Тем не менее вопросы остались. До сих пор неясно, почему Сталин законспирировал свое пребывание в Красноярске и участие 31 января 1928 г. в работе так называемого Восточного совещания партийных и советских работников из Красноярского, Томского, Ачинского, Минусинского, Канского, Тулунского и Иркутского округов по вопросу о хлебозаготовках. В протоколе этого совещания указано, что с докладом «О ходе хлебозаготовок» и с заключительным словом выступал председатель Сибкрайисполкома Р.И. Эйхе. Сталин не упоминался. Никакого упоминания об участии Сталина в работе этого совещания не было и в опубликованной о нем информации в газете «Красноярский рабочий» 2 февраля 1928 г.

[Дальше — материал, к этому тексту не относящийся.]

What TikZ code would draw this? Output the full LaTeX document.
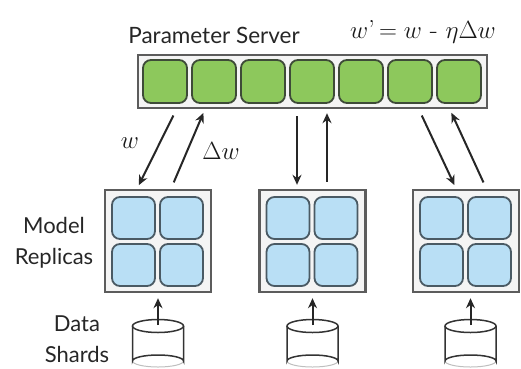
\documentclass[tikz,border=0pt]{standalone}
\usepackage{fontspec}
\setsansfont{Lato}
\usetikzlibrary{arrows.meta}
\definecolor{cellgreen}{HTML}{8DC85C}
\definecolor{greenedge}{HTML}{3E4B38}
\definecolor{cellblue}{HTML}{B9DFF5}
\definecolor{blueedge}{HTML}{4A5A64}
\definecolor{boxedge}{HTML}{5C5C5C}
\definecolor{boxfill}{HTML}{F4F4F4}
\tikzset{
  outerbox/.style={draw=boxedge, fill=boxfill, line width=2.4pt, inner sep=0pt},
  gcell/.style={draw=greenedge, fill=cellgreen, line width=1.8pt, rounded corners=8pt, minimum width=44pt, minimum height=43pt, inner sep=0pt},
  bcell/.style={draw=blueedge, fill=cellblue, line width=1.8pt, rounded corners=8pt, minimum width=43pt, minimum height=42pt, inner sep=0pt},
  arr/.style={draw=black!85, line width=2pt, -{Stealth[length=10pt,width=9pt]}, shorten <=7pt, shorten >=4pt},
  cyl/.style={draw=black!80, line width=1.5pt, fill=white},
  lbl/.style={font=\sffamily\fontsize{22}{31}\selectfont, text=black!85, align=center},
  mathlbl/.style={font=\fontsize{26}{30}\selectfont, text=black!90},
}
\begin{document}
\begin{tikzpicture}[x=1pt,y=-1pt]
\useasboundingbox (0,0) rectangle (521,368);
% Parameter server
\node[outerbox, minimum width=349pt, minimum height=53pt] (ps) at (312.5,81.5) {};
\foreach \i in {0,...,6} {
  \node[gcell] (g\i) at (165+49*\i,81.5) {};
}
\node[lbl, anchor=base, font=\sffamily\fontsize{22.5}{31}\selectfont] (pslabel) at (214,43) {Parameter Server};
\node[mathlbl, anchor=base] (eq) at (423,38) {$w$'\,$=w$ - $\eta\Delta w$};
% Replicas
\foreach \n/\cx in {r1/158, r2/312.5, r3/466} {
  \node[outerbox, minimum width=106pt, minimum height=102pt] (\n) at (\cx,241) {};
  \node[bcell] (\n a) at (\cx-24.5,218) {};
  \node[bcell] (\n b) at (\cx+23.5,218) {};
  \node[bcell] (\n c) at (\cx-24.5,265) {};
  \node[bcell] (\n d) at (\cx+23.5,265) {};
}
% Data shards (cylinders)
\foreach \n/\cx in {d1/158, d2/312.5, d3/470.5} {
  \fill[white] (\cx-25.5,326) -- (\cx-25.5,361) arc[start angle=180,end angle=360,x radius=25.5,y radius=6] -- (\cx+25.5,326) -- cycle;
  \draw[black!25, line width=1pt] (\cx-25.5,361) arc[start angle=180,end angle=0,x radius=25.5,y radius=6];
  \draw[cyl, fill=none] (\cx-25.5,326) -- (\cx-25.5,361) arc[start angle=180,end angle=360,x radius=25.5,y radius=6] -- (\cx+25.5,326);
  \draw[cyl] (\cx,326) ellipse[x radius=25.5, y radius=6.5];
  \coordinate (\n) at (\cx,325);
}
\draw[arr, shorten <=0pt, shorten >=5pt] (d1) -- (r1.south);
\draw[arr, shorten <=0pt, shorten >=5pt] (d2) -- (r2.south);
\draw[arr, shorten <=0pt, shorten >=5pt] (d3) -- ([xshift=4.5pt]r3.south);
% Server <-> replica arrows
\draw[arr] ([xshift=-136pt]ps.south) -- ([xshift=-21pt]r1.north);
\draw[arr] ([xshift=13pt]r1.north) -- ([xshift=-107.5pt]ps.south);
\draw[arr] ([xshift=-15.5pt]ps.south) -- ([xshift=-15.5pt]r2.north);
\draw[arr] ([xshift=14.5pt]r2.north) -- ([xshift=14.5pt]ps.south);
\draw[arr] ([xshift=106.3pt]ps.south) -- ([xshift=-9.8pt]r3.north);
\draw[arr] ([xshift=20.4pt]r3.north) -- ([xshift=137.3pt]ps.south);
% Labels
\node[mathlbl] (wl) at (130,143) {$w$};
\node[mathlbl] (dwl) at (221,151) {$\Delta w$};
\node[lbl] (mr) at (54,243) {Model\\Replicas};
\node[lbl] (ds) at (77,339) {Data\\Shards};
\end{tikzpicture}
\end{document}
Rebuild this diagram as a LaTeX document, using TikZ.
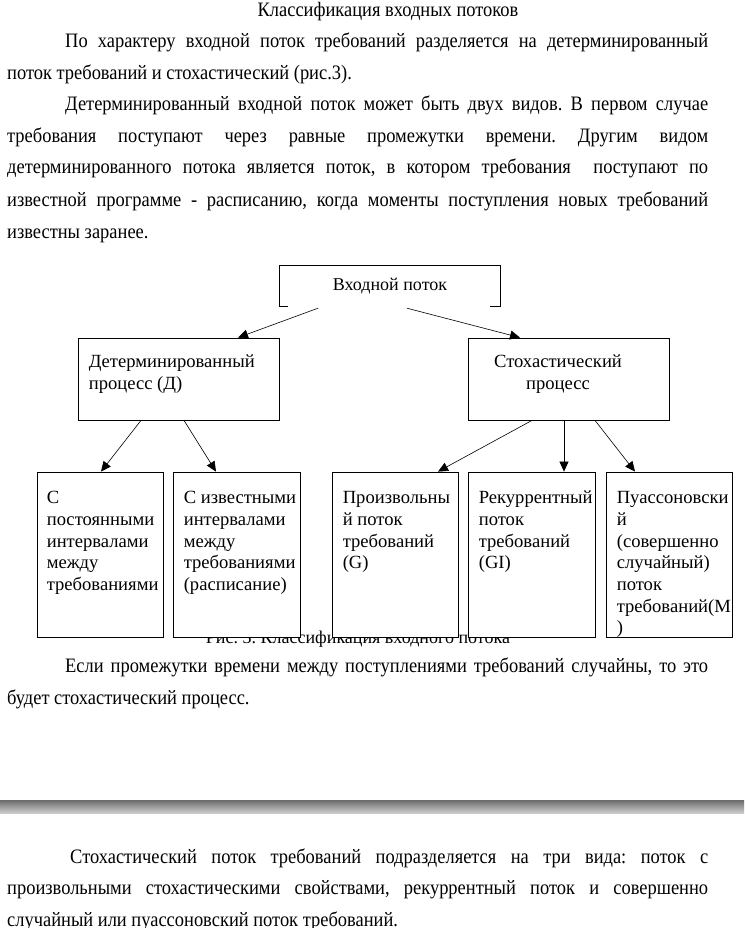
\documentclass[tikz,border=0pt]{standalone}
\usepackage{fontspec}
\setmainfont{Liberation Serif}
\newfontfamily\narrowfont{Liberation Serif}[FakeStretch=0.9]
\usetikzlibrary{arrows.meta,calc}
\newcommand{\jline}[2]{\makebox[#1][s]{#2}}
\newcommand{\lines}[1]{\parbox[t]{124pt}{\raggedright #1}}
\frenchspacing

\begin{document}
\begin{tikzpicture}[x=1pt,y=-1pt]

\tikzstyle{page} = [inner sep=0, anchor=base west,
    font=\narrowfont\fontsize{20.5}{21}\selectfont]
\tikzstyle{box} = [draw=black, line width=0.8, fill=white, inner sep=0,
    minimum width=126, minimum height=165]
\tikzstyle{wide} = [box, minimum width=201, minimum height=82]
\tikzstyle{boxtext} = [inner sep=0, anchor=base west,
    font=\fontsize{18.6}{21.7}\selectfont]
\tikzstyle{arr} = [line width=0.6, -{Triangle[length=10pt,width=9pt]}]

\useasboundingbox (0,0) rectangle (744,928);

% =========================
% text above the scheme
% =========================
\node[page, anchor=base] (title) at (388,17) {Классификация входных потоков};
\node[page] (p1a) at (65,48) {\jline{643pt}{По характеру входной поток требований разделяется на детерминированный}};
\node[page] (p1b) at (7,80) {поток требований и стохастический (рис.3).};
\node[page] (p2a) at (65,111) {\jline{643pt}{Детерминированный входной поток может быть двух видов. В первом случае}};
\node[page] (p2b) at (7,143) {\jline{701pt}{требования поступают через равные промежутки времени. Другим видом}};
\node[page] (p2c) at (7,174) {\jline{701pt}{детерминированного потока является поток, в котором требования \ поступают по}};
\node[page] (p2d) at (7,206) {\jline{701pt}{известной программе - расписанию, когда моменты поступления новых требований}};
\node[page] (p2e) at (7,238) {известны заранее.};

% =========================
% caption (under the boxes)
% =========================
\node[anchor=base, inner sep=0, font=\fontsize{18}{21.7}\selectfont] (caption) at (358,643)
    {Рис. 3. Классификация входного потока};

% =========================
% top node
% =========================
\node[minimum width=220, minimum height=40, inner sep=0, font=\fontsize{18}{21.7}\selectfont]
    (input) at (390,286) {Входной поток};
\draw[line width=0.8] ($(input.south west)+(8,0)$) -- (input.south west) -- (input.north west)
    -- (input.north east) -- (input.south east) -- +(-10,0);

% =========================
% second row
% =========================
\node[wide] (det) at (178.5,379) {};
\node[boxtext] (dettext) at ($(det.north west)+(11,30)$) {\lines{Детерминированный\\процесс (Д)}};

\node[wide] (stoch) at (568.5,379) {};
\node[boxtext, anchor=base] (stochtext) at ($(stoch.north)+(-10.5,30)$)
    {\parbox[t]{180pt}{\centering Стохастический\\процесс}};

% =========================
% third row
% =========================
\node[box] (c1) at (100,554.5) {};
\node[boxtext] (c1text) at ($(c1.north west)+(10,32)$) {\lines{С\\постоянными\\интервалами\\между\\требованиями}};

\node[box, minimum width=127] (c2) at (236.5,554.5) {};
\node[boxtext] (c2text) at ($(c2.north west)+(11,32)$) {\lines{С известными\\интервалами\\между\\требованиями\\(расписание)}};

\node[box] (c3) at (395,554.5) {};
\node[boxtext] (c3text) at ($(c3.north west)+(11,32)$) {\lines{Произвольны\\й поток\\требований\\(G)}};

\node[box, minimum width=127] (c4) at (531.5,554.5) {};
\node[boxtext] (c4text) at ($(c4.north west)+(11,32)$) {\lines{Рекуррентный\\поток\\требований\\(GI)}};

\node[box] (c5) at (669,554.5) {};
\node[boxtext] (c5text) at ($(c5.north west)+(11,32)$) {\lines{Пуассоновски\\й\\(совершенно\\случайный)\\поток\\требований(M\\)}};

% =========================
% arrows
% =========================
\draw[arr] ($(input.south)+(-72,2)$) -- ($(det.north)+(59.5,0)$);
\draw[arr] ($(input.south)+(17,2)$) -- ($(stoch.north)+(-48.5,0)$);
\draw[arr] ($(det.south)+(-37.5,0)$) -- ($(c1.north)+(1,0)$);
\draw[arr] ($(det.south)+(5.5,0)$) -- ($(c2.north)+(-20.5,0)$);
\draw[arr] ($(stoch.south)+(-36.5,0)$) -- ($(c3.north)+(43,0)$);
\draw[arr] ($(stoch.south)+(-4.5,0)$) -- ($(c4.north)+(32.5,0)$);
\draw[arr] ($(stoch.south)+(26.5,0)$) -- ($(c5.north)+(-34,0)$);

% =========================
% text below the scheme
% =========================
\node[page] (p3a) at (65,672) {\jline{643pt}{Если промежутки времени между поступлениями требований случайны, то это}};
\node[page] (p3b) at (7,704) {будет стохастический процесс.};

% page break
\shade[top color=black!58, bottom color=black!20] (0,800) rectangle (744,813);

\node[page] (p4a) at (70,863) {\jline{638pt}{Стохастический поток требований подразделяется на три вида: поток с}};
\node[page] (p4b) at (7,894) {\jline{701pt}{произвольными стохастическими свойствами, рекуррентный поток и совершенно}};
\node[page] (p4c) at (7,926) {случайный или пуассоновский поток требований.};

\end{tikzpicture}
\end{document}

Однако сохранился не только ряд записок и телеграмм, свидетельствовавших о подготовке поездки Сталина в Красноярск[616]2. Сохранились краткие записи его помощника К. Сергеева, заметки самого Сталина, сделанные на совещании 31 января 1928 г., и записки, поданные ему в ходе заседания[617]3. Невозможно игнорировать также выступление члена президиума Тулунского окрисполкома Потапова на окружном хлебозаготовительном совещании в Тулуне 5 февраля 1928 г., на котором присутствовали Р.И. Эйхе и член коллегии Наркомторга СССР И.И. Панкратов. Потапов, в частности, сказал следующее: «Имейте в виду, что мы поставлены в зависимость заготовительной и всякой иной проводящей[ся] сейчас кампании. Взять хотя бы такой факт, как выезд генерального секретаря ЦК в Сибирь – в Красноярск, о чем это говорит. Это говорит о том, что хлебозаготовительная кампания поставлена под углом ударности. ...когда проходила внутрипартийная лихорадка, навязанная оппозицией, когда партия, если хотите, переживала внутрипартийный кризис и все-таки генеральный секретарь ЦК не выезжал, а сейчас он выехал, он спустился вниз. Это обстоятельство нас должно всколыхнуть и заставить всех ответственных и не ответственных работников усилить темп работы по всем видам кампании и особенно по хлебозаготовкам»[618]4.